## Given task
Your task is to retype the lines from the opening of the material through the line that includes "const textColor = '#595959'". Do not copy the pictures.

## Recorded information
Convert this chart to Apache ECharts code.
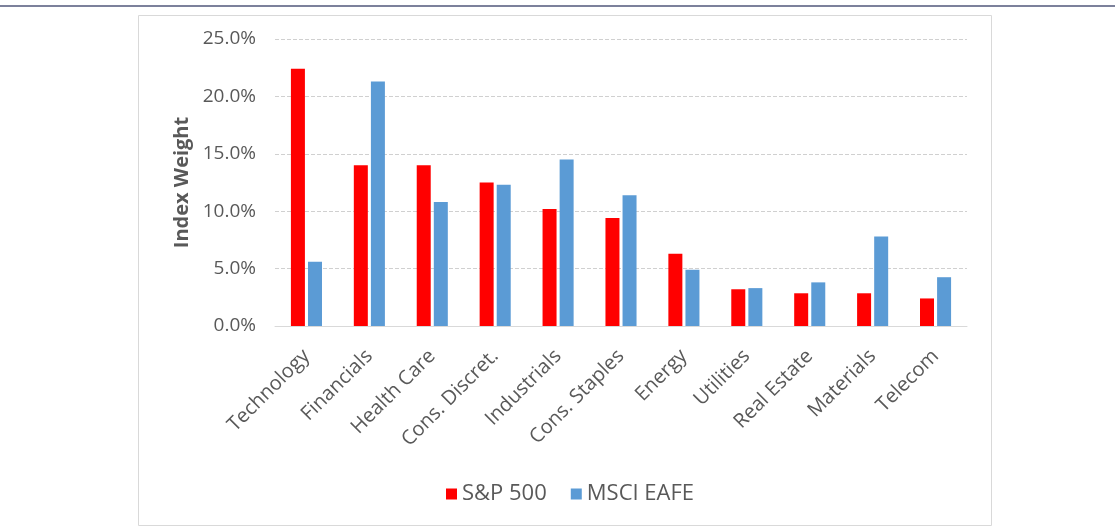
<!DOCTYPE html>
<html>
<head>
<meta charset="utf-8">
<script src="https://cdn.jsdelivr.net/npm/echarts/dist/echarts.min.js"></script>
<style>
  html, body { margin: 0; padding: 0; background: #fff; }
  #chart { width: 1115px; height: 530px; }
</style>
</head>
<body>
<div id="chart"></div>
<script>
// sectors on the x axis
const sectors = ['Technology', 'Financials', 'Health Care', 'Cons. Discret.', 'Industrials',
  'Cons. Staples', 'Energy', 'Utilities', 'Real Estate', 'Materials', 'Telecom']
// index weights in %
const sp500 = [22.4, 14.0, 14.0, 12.5, 10.2, 9.4, 6.3, 3.2, 2.85, 2.85, 2.4]
const eafe = [5.6, 21.3, 10.8, 12.3, 14.5, 11.4, 4.9, 3.3, 3.8, 7.8, 4.25]
const seriesNames = ['S&P 500', 'MSCI EAFE']

const font = '"Open Sans", sans-serif'
const textColor = '#595959'

const chart = echarts.init(document.getElementById('chart'))
const option = {
  animation: false,
  color: ['#ff0000', '#5b9bd5'],
  graphic: [
    { // top rule
      type: 'line',
      shape: { x1: 0, y1: 6, x2: 1115, y2: 6 },
      style: { stroke: '#7c819b', lineWidth: 2 }
    },
    { // chart frame
      type: 'rect',
      shape: { x: 138.5, y: 15.5, width: 853, height: 510 },
      style: { fill: 'none', stroke: '#d9d9d9', lineWidth: 1 }
    }
  ],
  grid: { left: 275, right: 148, top: 39, bottom: 204 },
  legend: {
    data: seriesNames,
    left: 441,
    top: 478,
    itemWidth: 11,
    itemHeight: 11,
    itemGap: 24,
    icon: 'rect',
    textStyle: { fontFamily: font, fontSize: 22, color: textColor }
  },
  xAxis: {
    type: 'category',
    data: sectors,
    axisLine: { lineStyle: { color: '#d9d9d9' } },
    axisTick: { show: false },
    axisLabel: {
      interval: 0,
      rotate: 45,
      margin: 27,
      fontFamily: font,
      fontSize: 20,
      color: textColor
    }
  },
  yAxis: {
    type: 'value',
    min: 0,
    max: 25,
    interval: 5,
    name: 'Index Weight',
    nameLocation: 'middle',
    nameGap: 66,
    nameTextStyle: { fontFamily: font, fontSize: 20, fontWeight: 'bold', color: textColor },
    axisLine: { show: false },
    axisTick: { show: false },
    splitLine: { lineStyle: { color: '#d0d0d0', type: [4, 2] } },
    axisLabel: {
      margin: 19,
      fontFamily: font,
      fontSize: 19,
      color: textColor,
      formatter: v => v.toFixed(1) + '%'
    }
  },
  series: [
    { name: seriesNames[0], type: 'bar', data: sp500, barWidth: 14, barGap: '22%' },
    { name: seriesNames[1], type: 'bar', data: eafe, barWidth: 14, barGap: '22%' }
  ]
}
chart.setOption(option)
</script>
</body>
</html>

## Expected answer
Convert this chart to Apache ECharts code.
<!DOCTYPE html>
<html>
<head>
<meta charset="utf-8">
<script src="https://cdn.jsdelivr.net/npm/echarts/dist/echarts.min.js"></script>
<style>
  html, body { margin: 0; padding: 0; background: #fff; }
  #chart { width: 1115px; height: 530px; }
</style>
</head>
<body>
<div id="chart"></div>
<script>
// sectors on the x axis
const sectors = ['Technology', 'Financials', 'Health Care', 'Cons. Discret.', 'Industrials',
  'Cons. Staples', 'Energy', 'Utilities', 'Real Estate', 'Materials', 'Telecom']
// index weights in %
const sp500 = [22.4, 14.0, 14.0, 12.5, 10.2, 9.4, 6.3, 3.2, 2.85, 2.85, 2.4]
const eafe = [5.6, 21.3, 10.8, 12.3, 14.5, 11.4, 4.9, 3.3, 3.8, 7.8, 4.25]
const seriesNames = ['S&P 500', 'MSCI EAFE']

const font = '"Open Sans", sans-serif'
const textColor = '#595959'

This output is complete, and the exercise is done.